Exhibit 5.1

 

 

1271 Avenue of the Americas |New York, NY 10020

blankrome.com

 

May 15, 2025

 

Anebulo Pharmaceuticals, Inc.

1017 Ranch Road 620 South, Suite 107

Lakeway, Texas 78734

 

Re:

Anebulo Pharmaceuticals, Inc.

Registration Statement on Form S-8

 

Ladies and Gentlemen:

 

We have acted as counsel to Anebulo Pharmaceuticals, Inc., a Delaware corporation (the “Company”), in connection with the preparation of a Registration Statement on Form S-8 (the “Registration Statement”) to be filed by the Company under the Securities Act of 1933, as amended (the “Act”), relating to the offer and sale of up to 2,500,000 shares of the Company’s common stock, par value $0.001 per share (the “Shares”), issuable upon the grant, exercise or vesting of awards under the Anebulo Pharmaceuticals, Inc. 2020 Stock Incentive Plan (the “Plan”). This opinion is furnished pursuant to the requirements of Item 601(b)(5) of Regulation S-K.

 

In rendering this opinion, we have examined copies of only the following documents: (i) the Second Amended and Restated Certificate of Incorporation of the Company, as amended; (ii) the Amended and Restated Bylaws of the Company, as amended; (iii) resolutions adopted by the Board of Directors and stockholders of the Company; (iv) the Registration Statement; (v) the Plan and (vi) such other documents as we deem relevant and necessary as a basis for the opinion hereinafter expressed. We have not performed any independent investigation other than the document examination described. We have assumed and relied, as to questions of fact and mixed questions of law and fact, on the truth, completeness, authenticity and due authorization of all certificates, documents, and records examined and the genuineness of all signatures.

 

In rendering this opinion, we have assumed that (i) the Shares will be issued in accordance with the terms and conditions of the Plan, (ii) at the time of issuance of any Shares, there shall be a sufficient number of duly authorized and unissued shares of the Company’s common stock to accommodate the issuance of the Shares and (iii) the per share consideration received by the Company in exchange for the issuance of any Shares shall not be less than the par value per share of the Company’s common stock.

 

Our opinion is limited to the General Corporation Law of the State of Delaware, as amended.

 

Based upon and subject to the foregoing and the qualifications and limitations set forth below, we are of the opinion that the Shares, when issued in accordance with the terms of the Plan, will be validly issued, fully paid and nonassessable.

 

This opinion is given as of the date hereof.
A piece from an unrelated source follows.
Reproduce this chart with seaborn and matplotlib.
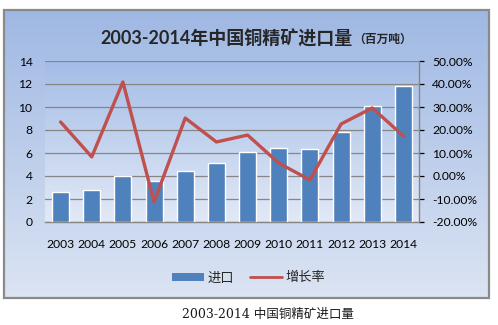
import numpy as np
import pandas as pd
import matplotlib
matplotlib.use("Agg")
import matplotlib.pyplot as plt
from matplotlib.patches import Rectangle, Patch
from matplotlib.lines import Line2D
from matplotlib.colors import LinearSegmentedColormap
from matplotlib.ticker import FuncFormatter
import seaborn as sns

# Copper concentrate imports, 2003-2014
years = [2003, 2004, 2005, 2006, 2007, 2008, 2009, 2010, 2011, 2012, 2013, 2014]
imports_mt = [2.6, 2.78, 4.0, 3.57, 4.43, 5.13, 6.09, 6.43, 6.35, 7.83, 10.09, 11.83]
growth_pct = [23.5, 8.3, 40.9, -11.3, 25.2, 14.8, 17.8, 5.6, -1.7, 22.6, 29.6, 17.4]
left_ticks = [0, 2, 4, 6, 8, 10, 12, 14]
right_ticks = [-20, -10, 0, 10, 20, 30, 40, 50]

title_main = "2003-2014年中国铜精矿进口量"
title_unit = "（百万吨）"
legend_labels = ["进口", "增长率"]
caption = "2003-2014 中国铜精矿进口量"

sns.set_style("white")
plt.rcParams["font.family"] = ["Lato", "Noto Sans CJK SC", "DejaVu Sans"]

W, H = 498, 325
fig = plt.figure(figsize=(W / 100, H / 100), dpi=100)
fig.patch.set_facecolor("white")


def frac(x0, y0, x1, y1):
    # pixel box (top-left origin) -> figure fraction rect
    return [x0 / W, (H - y1) / H, (x1 - x0) / W, (y1 - y0) / H]


def gradient_axes(rect, top, bottom, z):
    gax = fig.add_axes(rect, zorder=z)
    cmap = LinearSegmentedColormap.from_list("g", [bottom, top])
    grad = np.linspace(1, 0, 256).reshape(-1, 1)
    gax.imshow(grad, cmap=cmap, aspect="auto", extent=[0, 1, 0, 1], vmin=0, vmax=1)
    gax.set_axis_off()
    return gax


# chart frame with its vertical gradient
bg = gradient_axes(frac(4, 10, 489, 298), "#9fb8e3", "#dbe4f3", 0)
bg.add_patch(Rectangle((0, 0), 1, 1, transform=bg.transAxes, fill=False,
                       edgecolor="#8a8a8a", linewidth=1.6, clip_on=False))

# plot area gradient
plot_rect = frac(45, 61, 419, 222)
gradient_axes(plot_rect, "#a4bde7", "#e2e9f6", 1)

ax = fig.add_axes(plot_rect, zorder=2)
ax.patch.set_visible(False)

df = pd.DataFrame({"year": [str(y) for y in years], "imports": imports_mt,
                   "growth": growth_pct})

sns.barplot(data=df, x="year", y="imports", ax=ax, color="#4f81bd",
            saturation=1, width=0.55, zorder=3)
ax.set_xlim(-0.5, len(years) - 0.5)
ax.set_ylim(0, 14)
ax.set_yticks(left_ticks)
ax.yaxis.grid(True, color="#868686", linewidth=0.9)
ax.set_axisbelow(True)
ax.set_xlabel("")
ax.set_ylabel("")
for s in ["left", "top", "right"]:
    ax.spines[s].set_visible(False)
ax.spines["bottom"].set_color("#868686")
ax.spines["bottom"].set_linewidth(1.0)
ax.tick_params(axis="y", length=0, pad=9, labelsize=8.7, colors="black")
ax.tick_params(axis="x", length=0, pad=12, labelsize=8.7, colors="black")

ax2 = ax.twinx()
ax2.patch.set_visible(False)
sns.lineplot(x=np.arange(len(years)), y=df["growth"], ax=ax2, color="#c0504d",
             linewidth=2.4, zorder=4)
ax2.set_ylim(-20, 50)
ax2.set_yticks(right_ticks)
ax2.yaxis.set_major_formatter(FuncFormatter(lambda v, p: f"{v:.2f}%"))
ax2.set_ylabel("")
for s in ["left", "top", "bottom"]:
    ax2.spines[s].set_visible(False)
ax2.spines["right"].set_color("#868686")
ax2.spines["right"].set_linewidth(1.0)
ax2.tick_params(axis="y", length=3.5, width=0.9, pad=6,
                labelsize=8.7, colors="black")
for t in ax2.yaxis.get_ticklines():
    t.set_color("#868686")

# title in two sizes
t1 = fig.text(100 / W, 1 - 38 / H, title_main, ha="left", va="center",
              fontsize=13, fontweight="bold",
              family=["Lato", "Noto Sans CJK SC"], zorder=5)
fig.canvas.draw()
ax.annotate(title_unit, xy=(1, 0), xycoords=t1, xytext=(1, 1),
            textcoords="offset points", ha="left", va="bottom",
            fontsize=8.5, fontweight="bold", family=["Noto Sans CJK SC"],
            annotation_clip=False)

# legend
handles = [Patch(facecolor="#4f81bd", edgecolor="none"),
           Line2D([0], [0], color="#c0504d", linewidth=2)]
fig.legend(handles, legend_labels, loc="center", bbox_to_anchor=(249 / W, 1 - 278 / H),
           ncol=2, frameon=False, handlelength=2.4, handleheight=0.6,
           handletextpad=0.3, columnspacing=1.2,
           prop={"family": ["Noto Sans CJK SC"], "size": 9.5})

# caption under the frame
fig.text(268 / W, 1 - 314 / H, caption, ha="center", va="center", fontsize=9,
         family=["DejaVu Serif", "Noto Sans CJK SC"], color="#1a1a1a")

fig.savefig("out.png", dpi=100)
We assume no obligation to update or supplement this opinion to reflect any facts or circumstances that may hereafter come to our attention or any changes in laws that may hereafter occur.

 

This opinion is strictly limited to the matters stated herein and no other or more extensive opinion is intended, implied or to be inferred beyond the matters stated herein.

 

We hereby consent to the filing of this opinion as Exhibit 5.1 to the Registration Statement. In giving this consent, we do not thereby concede that we come within the categories of persons whose consent is required by the Act or the General Rules and Regulations promulgated thereunder.